:: INSTRUCTIONS FOR THE TASK ::
Only the lines from the start of the data below through the line that contains "sub_label = 'Кв.3'" are to be copied, exactly and without pictures.

:: DATA ENTRIES ::
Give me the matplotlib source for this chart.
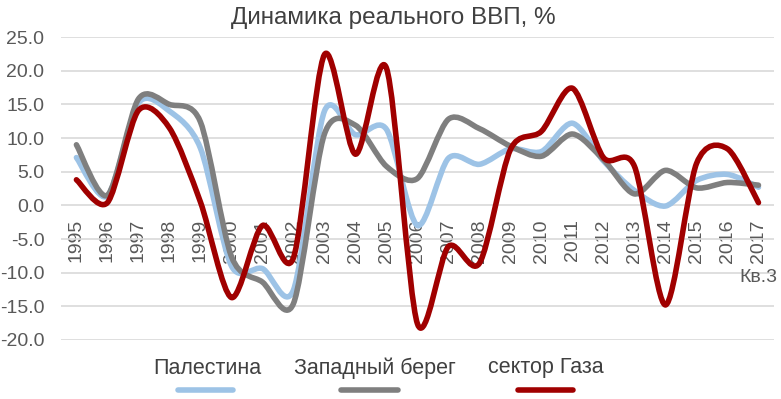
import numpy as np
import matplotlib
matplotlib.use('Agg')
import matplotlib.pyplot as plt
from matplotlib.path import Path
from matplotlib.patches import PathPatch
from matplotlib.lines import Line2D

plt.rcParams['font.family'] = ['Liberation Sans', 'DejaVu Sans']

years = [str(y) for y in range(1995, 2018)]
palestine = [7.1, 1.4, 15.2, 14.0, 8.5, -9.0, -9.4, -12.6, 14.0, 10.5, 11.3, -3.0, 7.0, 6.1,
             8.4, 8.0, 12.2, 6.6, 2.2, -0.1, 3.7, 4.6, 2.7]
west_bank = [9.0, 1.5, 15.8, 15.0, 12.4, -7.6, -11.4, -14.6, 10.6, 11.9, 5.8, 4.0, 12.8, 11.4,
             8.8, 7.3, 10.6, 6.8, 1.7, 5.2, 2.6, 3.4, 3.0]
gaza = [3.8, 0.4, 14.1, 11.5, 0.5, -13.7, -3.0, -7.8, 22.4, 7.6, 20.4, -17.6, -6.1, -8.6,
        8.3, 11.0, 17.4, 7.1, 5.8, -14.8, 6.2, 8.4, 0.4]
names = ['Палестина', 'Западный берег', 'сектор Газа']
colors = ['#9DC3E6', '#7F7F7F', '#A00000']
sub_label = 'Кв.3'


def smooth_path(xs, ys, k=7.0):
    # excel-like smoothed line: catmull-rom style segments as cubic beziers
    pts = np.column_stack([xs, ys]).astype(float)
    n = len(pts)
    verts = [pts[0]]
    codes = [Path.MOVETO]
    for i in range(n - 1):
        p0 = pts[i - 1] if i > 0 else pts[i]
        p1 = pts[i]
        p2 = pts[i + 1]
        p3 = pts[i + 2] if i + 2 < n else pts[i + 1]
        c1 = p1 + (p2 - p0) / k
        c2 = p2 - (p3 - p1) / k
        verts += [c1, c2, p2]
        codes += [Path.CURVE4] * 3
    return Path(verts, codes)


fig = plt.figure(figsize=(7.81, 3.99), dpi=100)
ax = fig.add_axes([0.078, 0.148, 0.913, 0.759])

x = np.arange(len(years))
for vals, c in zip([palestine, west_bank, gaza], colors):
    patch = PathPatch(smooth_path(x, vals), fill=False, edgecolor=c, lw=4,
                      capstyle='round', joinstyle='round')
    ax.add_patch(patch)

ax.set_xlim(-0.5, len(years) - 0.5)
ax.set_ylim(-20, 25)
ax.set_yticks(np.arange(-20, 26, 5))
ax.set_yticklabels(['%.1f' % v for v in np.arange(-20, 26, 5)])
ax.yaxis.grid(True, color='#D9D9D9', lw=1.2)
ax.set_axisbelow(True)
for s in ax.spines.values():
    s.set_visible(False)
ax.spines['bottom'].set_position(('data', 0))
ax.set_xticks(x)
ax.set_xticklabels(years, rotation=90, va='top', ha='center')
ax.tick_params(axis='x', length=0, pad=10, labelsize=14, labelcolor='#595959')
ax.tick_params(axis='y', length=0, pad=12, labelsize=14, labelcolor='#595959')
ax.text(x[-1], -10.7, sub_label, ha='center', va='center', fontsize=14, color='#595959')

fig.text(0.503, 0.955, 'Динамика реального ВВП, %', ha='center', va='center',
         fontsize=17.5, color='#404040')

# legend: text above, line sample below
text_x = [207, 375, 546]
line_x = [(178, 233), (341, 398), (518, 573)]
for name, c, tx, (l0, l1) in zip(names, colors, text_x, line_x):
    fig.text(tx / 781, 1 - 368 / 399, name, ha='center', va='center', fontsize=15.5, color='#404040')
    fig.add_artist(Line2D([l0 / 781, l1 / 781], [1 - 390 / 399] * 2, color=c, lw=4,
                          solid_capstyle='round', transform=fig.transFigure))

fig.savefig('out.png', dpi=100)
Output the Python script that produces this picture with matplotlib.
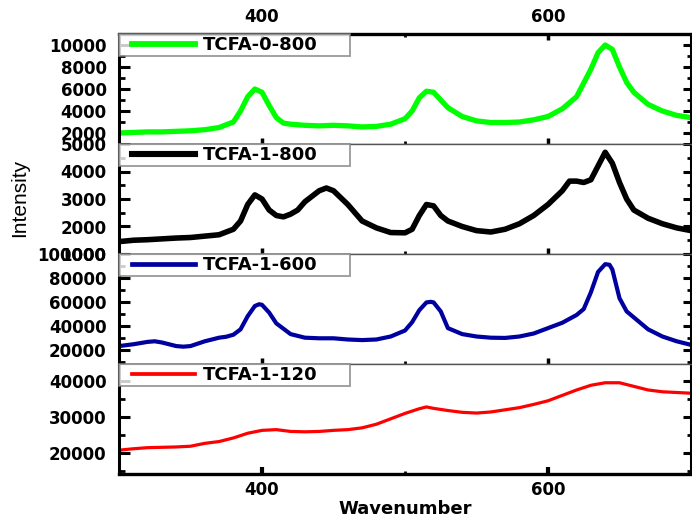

:: WRITTEN SOLUTION ::
Give me the matplotlib source for this chart.
import numpy as np
import matplotlib
matplotlib.use('Agg')
import matplotlib.pyplot as plt
from matplotlib.path import Path
from matplotlib.patches import PathPatch
from matplotlib.lines import Line2D

plt.rcParams['font.family'] = ['Liberation Sans', 'DejaVu Sans']

years = [str(y) for y in range(1995, 2018)]
palestine = [7.1, 1.4, 15.2, 14.0, 8.5, -9.0, -9.4, -12.6, 14.0, 10.5, 11.3, -3.0, 7.0, 6.1,
             8.4, 8.0, 12.2, 6.6, 2.2, -0.1, 3.7, 4.6, 2.7]
west_bank = [9.0, 1.5, 15.8, 15.0, 12.4, -7.6, -11.4, -14.6, 10.6, 11.9, 5.8, 4.0, 12.8, 11.4,
             8.8, 7.3, 10.6, 6.8, 1.7, 5.2, 2.6, 3.4, 3.0]
gaza = [3.8, 0.4, 14.1, 11.5, 0.5, -13.7, -3.0, -7.8, 22.4, 7.6, 20.4, -17.6, -6.1, -8.6,
        8.3, 11.0, 17.4, 7.1, 5.8, -14.8, 6.2, 8.4, 0.4]
names = ['Палестина', 'Западный берег', 'сектор Газа']
colors = ['#9DC3E6', '#7F7F7F', '#A00000']
sub_label = 'Кв.3'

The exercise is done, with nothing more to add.